Anyways, for the past 1 year (just passed!) we’ve been building Mito [3] with our learnings from all those spreadsheet folks we spent time above. Mito is effectively a spreadsheet within your Python environment. It’s absolutely still getting off the ground, but we’re pretty proud of the value we’re delivering to users currently!

[1] https://github.com/saga-vcs/saga

[2] https://github.com/saga-vcs/saga/blob/master/saga/base_file/...

[3] https://trymito.io/hn


Of historical interest was Interlisp-D as a system that did structure editing and version management. it was at the beginning of time so getting it to work again as a practical development environment is a lot of work.

https://github.com/Interlisp/medley/issues/533


> Perhaps version control is actually the weak point of the textual edifice, where we might be able to win a battle.

It would be interesting because as the paper says textual editing has great deployment and collaboration tooling. So if non textual could get a foothold in that exact area — git — it could draw a ton of people who just want to get things shipped.


Super interesting.

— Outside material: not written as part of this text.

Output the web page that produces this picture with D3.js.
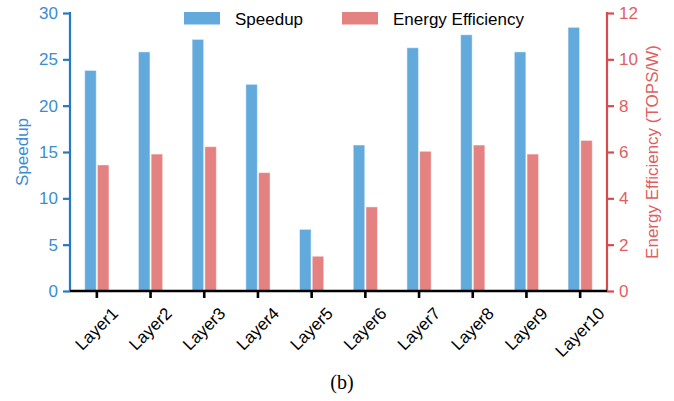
<!DOCTYPE html>
<html>
<head>
<meta charset="utf-8">
<script src="https://cdn.jsdelivr.net/npm/d3@7"></script>
<style>
  body { margin: 0; background: #fff; }
  svg { font-family: "Liberation Sans", Arial, sans-serif; }
</style>
</head>
<body>
<div id="chart"></div>
<script>
// data
var layers = ["Layer1", "Layer2", "Layer3", "Layer4", "Layer5", "Layer6", "Layer7", "Layer8", "Layer9", "Layer10"];
var speedup = [23.8, 25.8, 27.15, 22.3, 6.65, 15.75, 26.25, 27.65, 25.8, 28.45];
var energy = [5.44, 5.91, 6.23, 5.11, 1.5, 3.63, 6.03, 6.3, 5.91, 6.5];
var leftTicks = [0, 5, 10, 15, 20, 25, 30];
var rightTicks = [0, 2, 4, 6, 8, 10, 12];

var width = 674, height = 401;
var plotLeft = 70, plotRight = 607, plotTop = 13, plotBottom = 291;

var blue = "#62a9dc", red = "#e48181";
var blueAxis = "#2479c0", blueText = "#3a8dd3";
var redAxis = "#d84b4d", redText = "#e0605f";

var svg = d3.select("#chart").append("svg")
    .attr("width", width).attr("height", height);

var x = d3.scaleBand().domain(layers).range([plotLeft, plotRight]).padding(0);
var yL = d3.scaleLinear().domain([0, 30]).range([plotBottom, plotTop]);
var yR = d3.scaleLinear().domain([0, 12]).range([plotBottom, plotTop]);

var barW = 11.5, gap = 1.2;

//Speedup bars
svg.selectAll("rect.sp").data(speedup).enter().append("rect")
    .attr("class", "sp")
    .attr("x", function (d, i) { return x(layers[i]) + x.bandwidth() / 2 - gap / 2 - barW; })
    .attr("y", function (d) { return yL(d); })
    .attr("width", barW)
    .attr("height", function (d) { return plotBottom - yL(d); })
    .attr("fill", blue)
    .attr("stroke", "#fff").attr("stroke-opacity", 0.45).attr("stroke-width", 1);

//Energy bars
svg.selectAll("rect.en").data(energy).enter().append("rect")
    .attr("class", "en")
    .attr("x", function (d, i) { return x(layers[i]) + x.bandwidth() / 2 + gap / 2; })
    .attr("y", function (d) { return yR(d); })
    .attr("width", barW)
    .attr("height", function (d) { return plotBottom - yR(d); })
    .attr("fill", red)
    .attr("stroke", "#fff").attr("stroke-opacity", 0.45).attr("stroke-width", 1);

//Left axis
var gL = svg.append("g").attr("transform", "translate(" + plotLeft + ",0)")
    .call(d3.axisLeft(yL).tickValues(leftTicks).tickSize(7).tickPadding(5));
gL.select(".domain").attr("stroke", blueAxis).attr("stroke-width", 2.2)
    .attr("d", "M0," + (plotTop - 1) + "V" + plotBottom);
gL.selectAll(".tick line").attr("stroke", blueAxis).attr("stroke-width", 2.2);
gL.selectAll(".tick text").attr("fill", blueText).style("font-size", "17px")
    .style("font-family", "Liberation Sans, Arial, sans-serif");

//Right axis
var gR = svg.append("g").attr("transform", "translate(" + plotRight + ",0)")
    .call(d3.axisRight(yR).tickValues(rightTicks).tickSize(7).tickPadding(5));
gR.select(".domain").attr("stroke", redAxis).attr("stroke-width", 2.2)
    .attr("d", "M0," + (plotTop - 1) + "V" + plotBottom);
gR.selectAll(".tick line").attr("stroke", redAxis).attr("stroke-width", 2.2);
gR.selectAll(".tick text").attr("fill", redText).style("font-size", "17px")
    .style("font-family", "Liberation Sans, Arial, sans-serif");

//Bottom axis
var gB = svg.append("g").attr("transform", "translate(0," + plotBottom + ")")
    .call(d3.axisBottom(x).tickSize(7).tickFormat(""));
gB.select(".domain").attr("stroke", "#000").attr("stroke-width", 2.6)
    .attr("d", "M" + plotLeft + ",0H" + plotRight);
gB.selectAll(".tick line").attr("stroke", "#000").attr("stroke-width", 2.6);

//Rotated category labels, centred under each tick
var labelTop = 306;
var labs = svg.selectAll("text.xl").data(layers).enter().append("text")
    .attr("class", "xl")
    .attr("text-anchor", "middle")
    .attr("dominant-baseline", "central")
    .style("font-size", "17px")
    .attr("fill", "#000")
    .text(function (d) { return d; });
labs.attr("transform", function (d) {
    var w = this.getComputedTextLength();
    var h = (w + 13) * Math.SQRT1_2;
    var cx = x(d) + x.bandwidth() / 2;
    return "translate(" + cx + "," + (labelTop + h / 2) + ") rotate(-45)";
});

//Axis titles
svg.append("text")
    .attr("transform", "translate(28,152) rotate(-90)")
    .attr("text-anchor", "middle")
    .attr("fill", blueText)
    .style("font-size", "17px")
    .text("Speedup");

svg.append("text")
    .attr("transform", "translate(658,152) rotate(-90)")
    .attr("text-anchor", "middle")
    .attr("fill", redText)
    .style("font-size", "17px")
    .text("Energy Efficiency (TOPS/W)");

//Legend
var legend = [{ name: "Speedup", color: blue, x: 184 }, { name: "Energy Efficiency", color: red, x: 342 }];
var lg = svg.selectAll("g.lg").data(legend).enter().append("g")
    .attr("class", "lg")
    .attr("transform", function (d) { return "translate(" + d.x + ",12)"; });
lg.append("rect").attr("width", 36).attr("height", 12.5).attr("fill", function (d) { return d.color; });
lg.append("text").attr("x", 51).attr("y", 12.5)
    .style("font-size", "17px").attr("fill", "#000")
    .text(function (d) { return d.name; });

//Caption
svg.append("text")
    .attr("x", 342).attr("y", 389)
    .attr("text-anchor", "middle")
    .style("font-family", "Liberation Serif, Times New Roman, serif")
    .style("font-size", "20px")
    .text("(b)");
</script>
</body>
</html>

Instead of going whole-hog, could we add some kind of hinting system to existing text-based systems that would make structural changes known to the VCS? Maybe also make it clear what's a comment or other insignificant change so that the important changes can be tracked separately?


At first glance I thought it was some kind of version control for designing tool, like figma.

In my experience, the workflow between designers are highly variable and the designs rarely reflect production fidelity. I am hoping to have a tool to facilitate the collaboration between visual/UI design and engineering. Anyway, am getting tangential here


The mention of schemas made me wonder if David Spivak's work on functional database migration might be relevant.

http://math.mit.edu/~dspivak/informatics/FunctorialDataMigra...

Note: requires big brain


Demo video linked in the paper: https://vimeo.com/631461226


Anyone working with Unity in Git knows this pain.